• [Data lines]:
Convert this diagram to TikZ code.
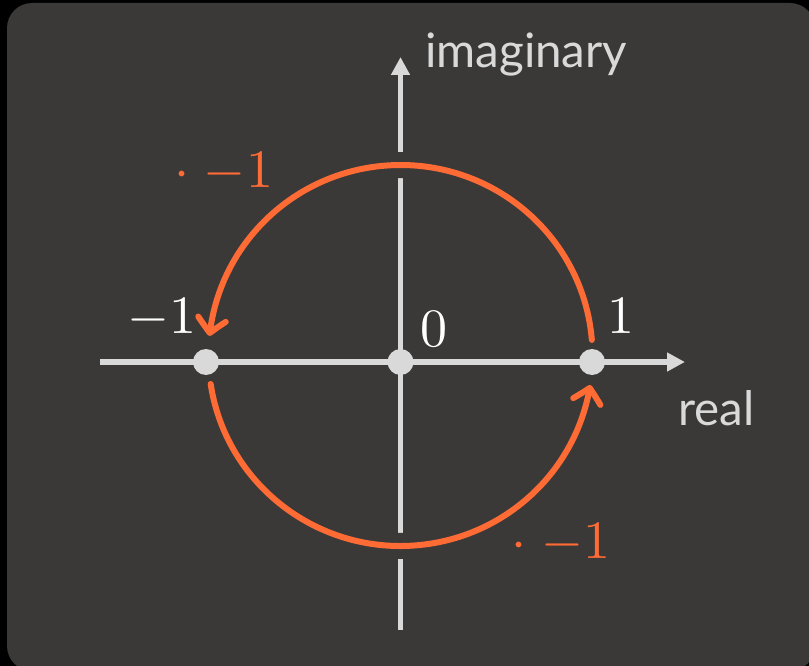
\documentclass[tikz,border=0pt]{standalone}
\usepackage{fontspec}
\newfontfamily\labelfont{Lato}
\usetikzlibrary{arrows.meta,bending}
\definecolor{bgc}{HTML}{3A3938}
\definecolor{axisc}{HTML}{D9D9D9}
\definecolor{orangec}{HTML}{FF6B35}
\begin{document}
\begin{tikzpicture}[x=1pt,y=-1pt,
  axisline/.style={draw=axisc, line width=5.5pt},
  axisarrow/.style={axisline, -{Triangle[length=18pt,width=18pt]}},
  turn/.style={draw=orangec, line width=6pt, line cap=round,
    -{Straight Barb[length=14pt,width=28pt,round,bend]}},
  gapline/.style={draw=bgc, line width=26pt},
  pointdot/.style={circle, fill=axisc, minimum size=26pt, inner sep=0pt},
  axislabel/.style={text=axisc, inner sep=0pt, anchor=base west, font=\labelfont\fontsize{47.5}{52}\selectfont},
  numlabel/.style={text=white, inner sep=0pt, anchor=base west, scale=5.4},
  orangelabel/.style={text=orangec, inner sep=0pt, anchor=base west, scale=5.4}
]
\useasboundingbox (0,0) rectangle (809,666);
\fill[black] (0,0) rectangle (809,666);
\begin{scope}
\clip (0,0) rectangle (809,666);
\fill[bgc, rounded corners=25pt] (7,3) rectangle (815,671);
\end{scope}

% coordinates
\coordinate (O) at (400.5,362);
\coordinate (C) at (400.5,355.5);
\coordinate (xstart) at (100,362);
\coordinate (xend) at (685,362);
\coordinate (ystart) at (400.5,630);
\coordinate (yend) at (400.5,57);

% axes
\draw[axisarrow] (xstart) -- (xend);
\draw[axisarrow] (ystart) -- (yend);

% gaps where the circle crosses the vertical axis
\draw[gapline] (C) ++(-96:192 and 190.5) arc[start angle=-96, end angle=-84, x radius=192, y radius=190.5];
\draw[gapline] (C) ++(84:192 and 190.5) arc[start angle=84, end angle=96, x radius=192, y radius=190.5];

% orange arcs
\draw[turn] (C) ++(-4.7:192 and 190.5) arc[start angle=-4.7, end angle=-174.1, x radius=192, y radius=190.5];
\draw[turn] (C) ++(171.4:192 and 190.5) arc[start angle=171.4, end angle=8.9, x radius=192, y radius=190.5];

% points
\node[pointdot] (m1) at (206,362) {};
\node[pointdot] (zero) at (O) {};
\node[pointdot] (p1) at (592,362) {};

% labels
\node[axislabel] (imag) at (425,68) {imaginary};
\node[axislabel] (real) at (678,425) {real};
\node[numlabel] (lm1) at (126,333) {$-1$};
\node[numlabel] (l0) at (419,346) {$0$};
\node[numlabel] (l1) at (606,333) {$1$};
\node[orangelabel] (top) at (173,187) {$\cdot\;{-1}$};
\node[orangelabel] (bot) at (510,558) {$\cdot\;{-1}$};
\end{tikzpicture}
\end{document}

• [Stated exercise]:
Strip out the pictures and quote the remaining data word for word.

• [Exercise answer]:
Convert this diagram to TikZ code.
\documentclass[tikz,border=0pt]{standalone}
\usepackage{fontspec}
\newfontfamily\labelfont{Lato}
\usetikzlibrary{arrows.meta,bending}
\definecolor{bgc}{HTML}{3A3938}
\definecolor{axisc}{HTML}{D9D9D9}
\definecolor{orangec}{HTML}{FF6B35}
\begin{document}
\begin{tikzpicture}[x=1pt,y=-1pt,
  axisline/.style={draw=axisc, line width=5.5pt},
  axisarrow/.style={axisline, -{Triangle[length=18pt,width=18pt]}},
  turn/.style={draw=orangec, line width=6pt, line cap=round,
    -{Straight Barb[length=14pt,width=28pt,round,bend]}},
  gapline/.style={draw=bgc, line width=26pt},
  pointdot/.style={circle, fill=axisc, minimum size=26pt, inner sep=0pt},
  axislabel/.style={text=axisc, inner sep=0pt, anchor=base west, font=\labelfont\fontsize{47.5}{52}\selectfont},
  numlabel/.style={text=white, inner sep=0pt, anchor=base west, scale=5.4},
  orangelabel/.style={text=orangec, inner sep=0pt, anchor=base west, scale=5.4}
]
\useasboundingbox (0,0) rectangle (809,666);
\fill[black] (0,0) rectangle (809,666);
\begin{scope}
\clip (0,0) rectangle (809,666);
\fill[bgc, rounded corners=25pt] (7,3) rectangle (815,671);
\end{scope}

% coordinates
\coordinate (O) at (400.5,362);
\coordinate (C) at (400.5,355.5);
\coordinate (xstart) at (100,362);
\coordinate (xend) at (685,362);
\coordinate (ystart) at (400.5,630);
\coordinate (yend) at (400.5,57);

% axes
\draw[axisarrow] (xstart) -- (xend);
\draw[axisarrow] (ystart) -- (yend);

% gaps where the circle crosses the vertical axis
\draw[gapline] (C) ++(-96:192 and 190.5) arc[start angle=-96, end angle=-84, x radius=192, y radius=190.5];
\draw[gapline] (C) ++(84:192 and 190.5) arc[start angle=84, end angle=96, x radius=192, y radius=190.5];

% orange arcs
\draw[turn] (C) ++(-4.7:192 and 190.5) arc[start angle=-4.7, end angle=-174.1, x radius=192, y radius=190.5];
\draw[turn] (C) ++(171.4:192 and 190.5) arc[start angle=171.4, end angle=8.9, x radius=192, y radius=190.5];

% points
\node[pointdot] (m1) at (206,362) {};
\node[pointdot] (zero) at (O) {};
\node[pointdot] (p1) at (592,362) {};

% labels
\node[axislabel] (imag) at (425,68) {imaginary};
\node[axislabel] (real) at (678,425) {real};
\node[numlabel] (lm1) at (126,333) {$-1$};
\node[numlabel] (l0) at (419,346) {$0$};
\node[numlabel] (l1) at (606,333) {$1$};
\node[orangelabel] (top) at (173,187) {$\cdot\;{-1}$};
\node[orangelabel] (bot) at (510,558) {$\cdot\;{-1}$};
\end{tikzpicture}
\end{document}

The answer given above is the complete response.